[Exercise details] Every line below must be reproduced exactly. Copy them all.
--- START OF Data ---
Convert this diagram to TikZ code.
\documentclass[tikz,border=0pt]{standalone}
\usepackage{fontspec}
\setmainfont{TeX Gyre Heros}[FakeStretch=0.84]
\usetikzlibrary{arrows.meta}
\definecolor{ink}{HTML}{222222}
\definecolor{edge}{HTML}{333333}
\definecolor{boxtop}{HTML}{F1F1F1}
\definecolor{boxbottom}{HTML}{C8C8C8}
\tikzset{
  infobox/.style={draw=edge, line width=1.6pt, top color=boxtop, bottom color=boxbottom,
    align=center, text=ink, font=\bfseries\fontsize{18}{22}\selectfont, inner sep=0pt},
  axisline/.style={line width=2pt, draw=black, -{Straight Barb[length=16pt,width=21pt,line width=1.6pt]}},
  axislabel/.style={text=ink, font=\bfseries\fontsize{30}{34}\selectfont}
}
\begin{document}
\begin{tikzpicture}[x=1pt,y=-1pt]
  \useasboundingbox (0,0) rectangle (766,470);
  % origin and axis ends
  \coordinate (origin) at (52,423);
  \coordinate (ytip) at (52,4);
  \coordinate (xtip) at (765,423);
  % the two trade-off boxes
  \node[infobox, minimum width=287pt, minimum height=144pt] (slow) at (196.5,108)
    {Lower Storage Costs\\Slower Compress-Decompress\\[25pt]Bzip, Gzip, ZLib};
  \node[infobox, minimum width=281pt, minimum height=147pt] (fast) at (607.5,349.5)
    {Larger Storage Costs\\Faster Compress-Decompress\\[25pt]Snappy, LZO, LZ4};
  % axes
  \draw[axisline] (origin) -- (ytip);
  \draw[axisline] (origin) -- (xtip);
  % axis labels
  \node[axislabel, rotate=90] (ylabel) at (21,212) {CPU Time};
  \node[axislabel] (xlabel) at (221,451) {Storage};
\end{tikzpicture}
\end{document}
--- END OF Data ---
[Response below]
Convert this diagram to TikZ code.
\documentclass[tikz,border=0pt]{standalone}
\usepackage{fontspec}
\setmainfont{TeX Gyre Heros}[FakeStretch=0.84]
\usetikzlibrary{arrows.meta}
\definecolor{ink}{HTML}{222222}
\definecolor{edge}{HTML}{333333}
\definecolor{boxtop}{HTML}{F1F1F1}
\definecolor{boxbottom}{HTML}{C8C8C8}
\tikzset{
  infobox/.style={draw=edge, line width=1.6pt, top color=boxtop, bottom color=boxbottom,
    align=center, text=ink, font=\bfseries\fontsize{18}{22}\selectfont, inner sep=0pt},
  axisline/.style={line width=2pt, draw=black, -{Straight Barb[length=16pt,width=21pt,line width=1.6pt]}},
  axislabel/.style={text=ink, font=\bfseries\fontsize{30}{34}\selectfont}
}
\begin{document}
\begin{tikzpicture}[x=1pt,y=-1pt]
  \useasboundingbox (0,0) rectangle (766,470);
  % origin and axis ends
  \coordinate (origin) at (52,423);
  \coordinate (ytip) at (52,4);
  \coordinate (xtip) at (765,423);
  % the two trade-off boxes
  \node[infobox, minimum width=287pt, minimum height=144pt] (slow) at (196.5,108)
    {Lower Storage Costs\\Slower Compress-Decompress\\[25pt]Bzip, Gzip, ZLib};
  \node[infobox, minimum width=281pt, minimum height=147pt] (fast) at (607.5,349.5)
    {Larger Storage Costs\\Faster Compress-Decompress\\[25pt]Snappy, LZO, LZ4};
  % axes
  \draw[axisline] (origin) -- (ytip);
  \draw[axisline] (origin) -- (xtip);
  % axis labels
  \node[axislabel, rotate=90] (ylabel) at (21,212) {CPU Time};
  \node[axislabel] (xlabel) at (221,451) {Storage};
\end{tikzpicture}
\end{document}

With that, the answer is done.